Micron Surpasses $1 Trillion Valuation as AI Memory Chip Demand Surges

Micron crossed a $1 trillion market valuation for the first time as booming demand for AI memory chips pushed shares to record highs amid the expanding AI infrastructure race.

By Olivia Grant Edited by Maria Konash Published:
Micron crossed the $1 trillion mark amid booming demand for AI memory chips.

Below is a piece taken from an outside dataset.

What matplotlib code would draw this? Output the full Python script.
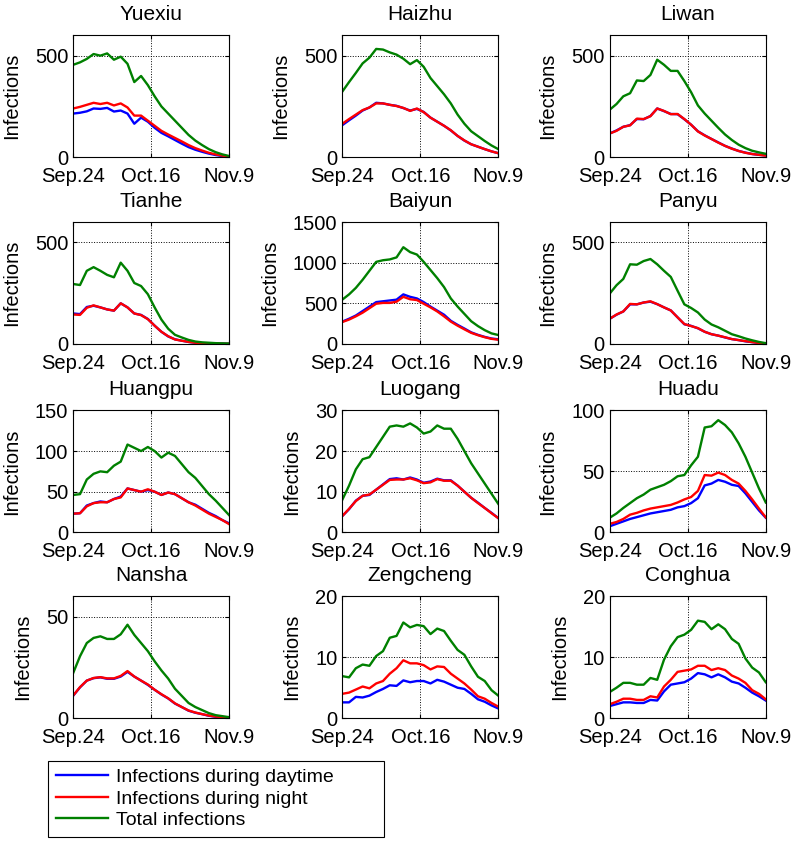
import numpy as np
import matplotlib
matplotlib.use('Agg')
import matplotlib.pyplot as plt

plt.rcParams['font.family'] = ['Liberation Sans', 'DejaVu Sans']

######### data (read every 2 days, Sep.24 .. Nov.9)
days = np.arange(0, 47, 2)
tick_days = [0, 23, 46]
tick_labels = ['Sep.24', 'Oct.16', 'Nov.9']

yuexiu_day = [215, 219, 226, 240, 238, 243, 225, 230, 215, 165, 195, 175, 145, 120, 103, 85, 67, 50, 37, 27, 18, 11, 6, 3]
yuexiu_night = [240, 248, 258, 268, 262, 268, 255, 265, 245, 205, 205, 180, 155, 130, 112, 95, 78, 60, 45, 33, 22, 14, 8, 3]
yuexiu_total = [455, 467, 484, 508, 500, 511, 480, 495, 460, 370, 400, 355, 300, 250, 215, 180, 145, 110, 82, 60, 40, 25, 14, 6]

haizhu_day = [158, 182, 205, 230, 245, 268, 265, 258, 253, 242, 230, 238, 223, 195, 175, 155, 132, 105, 82, 64, 52, 40, 29, 20]
haizhu_night = [165, 188, 210, 232, 245, 265, 265, 258, 252, 243, 228, 240, 222, 195, 175, 155, 133, 105, 83, 64, 52, 40, 29, 20]
haizhu_total = [323, 370, 415, 462, 490, 533, 530, 516, 505, 485, 458, 478, 445, 390, 350, 310, 265, 210, 165, 128, 104, 80, 58, 40]

liwan_day = [117, 132, 150, 158, 188, 187, 203, 240, 227, 213, 212, 187, 160, 128, 108, 90, 73, 56, 43, 31, 23, 16, 12, 9]
liwan_night = [117, 130, 150, 157, 190, 188, 202, 240, 228, 212, 213, 188, 160, 127, 107, 90, 72, 56, 42, 31, 22, 16, 12, 8]
liwan_total = [234, 262, 300, 315, 378, 375, 405, 480, 455, 425, 425, 375, 320, 255, 215, 180, 145, 112, 85, 62, 45, 32, 24, 17]

tianhe_day = [150, 147, 182, 188, 180, 170, 164, 200, 180, 150, 143, 123, 90, 60, 37, 23, 16, 10, 6, 4, 3, 2, 2, 1]
tianhe_night = [145, 143, 178, 190, 180, 170, 164, 200, 180, 150, 142, 122, 90, 60, 38, 22, 16, 10, 6, 4, 3, 2, 1, 1]
tianhe_total = [295, 290, 360, 378, 360, 340, 328, 400, 360, 300, 285, 245, 180, 120, 75, 45, 32, 20, 12, 8, 6, 4, 3, 2]

baiyun_day = [275, 310, 350, 405, 460, 515, 525, 535, 545, 610, 580, 560, 515, 460, 410, 360, 285, 235, 190, 143, 112, 87, 67, 58]
baiyun_night = [270, 300, 340, 385, 440, 495, 505, 505, 520, 580, 550, 540, 495, 450, 400, 340, 275, 225, 180, 137, 108, 83, 63, 52]
baiyun_total = [545, 610, 690, 790, 900, 1010, 1030, 1040, 1065, 1190, 1130, 1100, 1010, 910, 810, 700, 560, 460, 370, 280, 220, 170, 130, 110]

panyu_day = [124, 144, 160, 195, 195, 204, 208, 196, 180, 165, 131, 97, 89, 77, 60, 48, 41, 32, 24, 19, 13, 9, 5, 2]
panyu_night = [124, 145, 160, 197, 195, 204, 210, 196, 180, 165, 131, 98, 88, 78, 60, 48, 41, 33, 24, 19, 14, 9, 5, 2]
panyu_total = [248, 289, 320, 392, 390, 408, 418, 392, 360, 330, 262, 195, 177, 155, 120, 96, 82, 65, 48, 38, 27, 18, 10, 4]

huangpu_day = [23, 23.5, 33, 36, 38, 37, 41, 44, 54, 52, 50, 52, 50, 46, 49, 47, 42, 37, 34, 29, 24, 20, 15, 11]
huangpu_night = [23, 23.5, 32, 36, 37, 37, 41, 43, 54, 52, 50, 53, 50, 46, 49, 47, 42, 37, 33, 28, 23, 19, 15, 10]
huangpu_total = [46, 47, 65, 72, 75, 74, 82, 87, 108, 104, 100, 105, 100, 92, 98, 94, 84, 74, 67, 57, 47, 39, 30, 21]

luogang_day = [4.0, 5.7, 7.8, 9.0, 9.2, 10.5, 11.8, 13.1, 13.3, 13.0, 13.5, 13.0, 12.2, 12.5, 13.2, 12.8, 12.8, 11.5, 10.0, 8.5, 7.3, 6.0, 4.8, 3.5]
luogang_night = [4.0, 5.8, 7.7, 9.0, 9.3, 10.5, 11.7, 12.9, 13.0, 13.0, 13.3, 12.8, 12.1, 12.3, 13.1, 12.7, 12.7, 11.5, 10.0, 8.5, 7.2, 6.0, 4.7, 3.5]
luogang_total = [8.0, 11.5, 15.5, 18.0, 18.5, 21.0, 23.5, 26.0, 26.3, 26.0, 26.8, 25.8, 24.3, 24.8, 26.3, 25.5, 25.5, 23.0, 20.0, 17.0, 14.5, 12.0, 9.5, 7.0]

huadu_day = [5, 7, 9, 11, 12.5, 14, 15.5, 16.5, 17.5, 18.5, 20.5, 21.5, 24, 28, 38.5, 40, 43, 41.5, 39, 38, 32, 25, 18, 12]
huadu_night = [7, 8.5, 11, 14.5, 16, 18, 19.5, 20.5, 21.5, 22.5, 24.5, 27, 29, 34, 47, 46.5, 49, 47, 43, 40, 34, 27, 19.5, 12.3]
huadu_total = [12, 15.5, 20, 24, 28, 31, 35, 37, 39, 42, 46, 47, 55, 62, 86, 87, 92, 88, 82, 73, 62, 49, 36, 24.5]

nansha_day = [11.1, 15.2, 18.5, 19.7, 20.1, 19.4, 19.4, 20.5, 22.8, 20.5, 18.5, 16.4, 14, 11.7, 9.7, 7.2, 5.5, 3.7, 2.7, 2, 1.2, 0.7, 0.5, 0.2]
nansha_night = [11.2, 15.3, 18.5, 19.8, 20.2, 19.6, 19.6, 20.8, 23.2, 20.5, 18.5, 16.6, 14, 11.8, 9.8, 7.3, 5.5, 3.8, 2.8, 2, 1.3, 0.8, 0.5, 0.3]
nansha_total = [22.3, 30.5, 37, 39.5, 40.3, 39, 39, 41.3, 46, 41, 37, 33, 28, 23.5, 19.5, 14.5, 11, 7.5, 5.5, 4, 2.5, 1.5, 1, 0.5]

zengcheng_day = [2.6, 2.6, 3.5, 3.4, 3.7, 4.3, 4.8, 5.4, 5.3, 6.2, 5.9, 6.1, 6.1, 5.7, 6.3, 6.0, 5.5, 5.0, 4.8, 4.0, 3.1, 2.7, 2.1, 1.6]
zengcheng_night = [4.0, 4.2, 4.7, 5.2, 4.9, 5.7, 6.1, 7.3, 8.2, 9.5, 9.0, 9.0, 8.7, 8.0, 8.5, 8.4, 7.3, 6.5, 5.7, 4.7, 3.6, 3.2, 2.5, 1.9]
zengcheng_total = [6.9, 6.7, 8.2, 8.8, 8.6, 10.2, 11.0, 13.2, 13.5, 15.7, 14.9, 15.3, 15.1, 13.8, 14.7, 14.3, 12.7, 11.2, 10.4, 8.5, 6.8, 6.1, 4.6, 3.7]

conghua_day = [2.0, 2.3, 2.6, 2.6, 2.5, 2.5, 3.0, 2.9, 4.4, 5.5, 5.7, 5.9, 6.5, 7.4, 7.2, 6.7, 7.2, 6.7, 6.0, 5.7, 5.0, 4.2, 3.6, 2.9]
conghua_night = [2.3, 2.7, 3.2, 3.2, 3.0, 3.0, 3.6, 3.4, 5.2, 6.3, 7.6, 7.8, 8.0, 8.6, 8.6, 7.9, 8.2, 7.9, 7.0, 6.5, 5.8, 4.6, 4.0, 3.1]
conghua_total = [4.3, 5.0, 5.8, 5.8, 5.5, 5.5, 6.6, 6.3, 9.6, 11.8, 13.3, 13.7, 14.5, 16.0, 15.8, 14.6, 15.4, 14.6, 13.0, 12.2, 9.8, 8.3, 7.5, 5.9]

# name, day, night, total, ylim top, yticks
panels = [
    ('Yuexiu', yuexiu_day, yuexiu_night, yuexiu_total, 600, [0, 500]),
    ('Haizhu', haizhu_day, haizhu_night, haizhu_total, 600, [0, 500]),
    ('Liwan', liwan_day, liwan_night, liwan_total, 600, [0, 500]),
    ('Tianhe', tianhe_day, tianhe_night, tianhe_total, 600, [0, 500]),
    ('Baiyun', baiyun_day, baiyun_night, baiyun_total, 1500, [0, 500, 1000, 1500]),
    ('Panyu', panyu_day, panyu_night, panyu_total, 600, [0, 500]),
    ('Huangpu', huangpu_day, huangpu_night, huangpu_total, 150, [0, 50, 100, 150]),
    ('Luogang', luogang_day, luogang_night, luogang_total, 30, [0, 10, 20, 30]),
    ('Huadu', huadu_day, huadu_night, huadu_total, 100, [0, 50, 100]),
    ('Nansha', nansha_day, nansha_night, nansha_total, 60, [0, 50]),
    ('Zengcheng', zengcheng_day, zengcheng_night, zengcheng_total, 20, [0, 10, 20]),
    ('Conghua', conghua_day, conghua_night, conghua_total, 20, [0, 10, 20]),
]

fig = plt.figure(figsize=(7.96, 8.41), dpi=100)

col_left = [0.092, 0.430, 0.766]
row_bottom = [0.813, 0.591, 0.367, 0.146]
w, h = 0.196, 0.145

for i, (name, d, n, t, ytop, yt) in enumerate(panels):
    r, c = divmod(i, 3)
    ax = fig.add_axes([col_left[c], row_bottom[r], w, h])
    ax.plot(days, d, color='#0000ff', lw=1.7, label='Infections during daytime')
    ax.plot(days, n, color='#ff0000', lw=1.7, label='Infections during night')
    ax.plot(days, t, color='#008000', lw=1.7, label='Total infections')
    ax.set_xlim(0, 46)
    ax.set_ylim(0, ytop)
    ax.set_xticks(tick_days)
    ax.set_xticklabels(tick_labels)
    ax.set_yticks(yt)
    ax.grid(True, linestyle=':', color='black', lw=0.7)
    ax.tick_params(direction='in', length=3, top=True, right=True, labelsize=14.5)
    ax.tick_params(axis='x', pad=7)
    ax.tick_params(axis='y', pad=3.5)
    for s in ax.spines.values():
        s.set_linewidth(0.8)
    ax.set_title(name, fontsize=15, pad=11)
    ax.set_ylabel('Infections', fontsize=14.5, labelpad=10)
    if i == 0:
        handles, labels = ax.get_legend_handles_labels()

leg = fig.legend(handles, labels, loc='lower left',
                 bbox_to_anchor=(0.06, 0.005, 0.423, 0.0975), mode='expand',
                 fontsize=14, fancybox=False, framealpha=1, edgecolor='black',
                 handlelength=2.7, handletextpad=0.4, labelspacing=0.2,
                 borderpad=0.4, borderaxespad=0)
leg.get_frame().set_linewidth(0.8)

fig.savefig('out.png', dpi=100)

Image: Vishnu Mohanan / Unsplash

Micron Technology crossed a $1 trillion market valuation for the first time on Tuesday, becoming one of the biggest beneficiaries of the global AI infrastructure boom.

Shares of the U.S. memory-chip maker jumped 18% to a record high after UBS raised its price target on the company to $1,625 from $535 – the highest target among analysts covering the stock.

AI Memory Demand Fuels Micron Rally

While companies like Nvidia dominate AI accelerator chips, Micron focuses on memory products used to store, transfer, and process massive volumes of AI data.

That segment has become increasingly critical as hyperscalers and AI labs scale larger models and more compute-intensive workloads.

Micron said earlier that its entire 2026 supply of high-bandwidth memory (HBM) chips is already sold out, underscoring how demand for advanced AI memory continues to outpace manufacturing capacity.

The company has also begun production of its next-generation HBM4 products.

Shares of Micron have surged more than eightfold over the past year as supply constraints and aggressive AI spending by major technology companies boosted pricing power across the memory market.

AI Spending Expands Beyond GPUs

Micron’s rise reflects a broader evolution in the AI investment cycle.

Early enthusiasm around generative AI heavily favored GPU makers like Nvidia, but investors are now increasingly focusing on companies supporting adjacent layers of the AI infrastructure stack, including networking, storage, packaging, and memory.

The milestone also strengthens the U.S. position in the memory-chip market, historically dominated by Asian manufacturers such as Samsung Electronics and SK Hynix.

Samsung has already crossed the $1 trillion valuation mark, while SK Hynix continues gaining market share in AI-focused memory systems.

Micron Rebounds From Post-Pandemic Slump

The valuation milestone marks a dramatic turnaround for Micron after the post-pandemic semiconductor downturn.

Memory-chip manufacturers previously struggled with oversupply and weakening demand for PCs and smartphones during the inflation-driven slowdown that followed the pandemic boom.

Now, AI infrastructure spending has reversed that cycle, with companies racing to secure long-term compute capacity as competition intensifies around advanced AI models and future artificial general intelligence systems.

Institutional investors have increasingly piled into Micron shares this year, with thousands of firms disclosing new positions during the first quarter.

Despite the rally, Micron still trades at valuation multiples below major benchmark indexes, reflecting continued investor debate over how sustainable the current AI-driven memory cycle may ultimately become.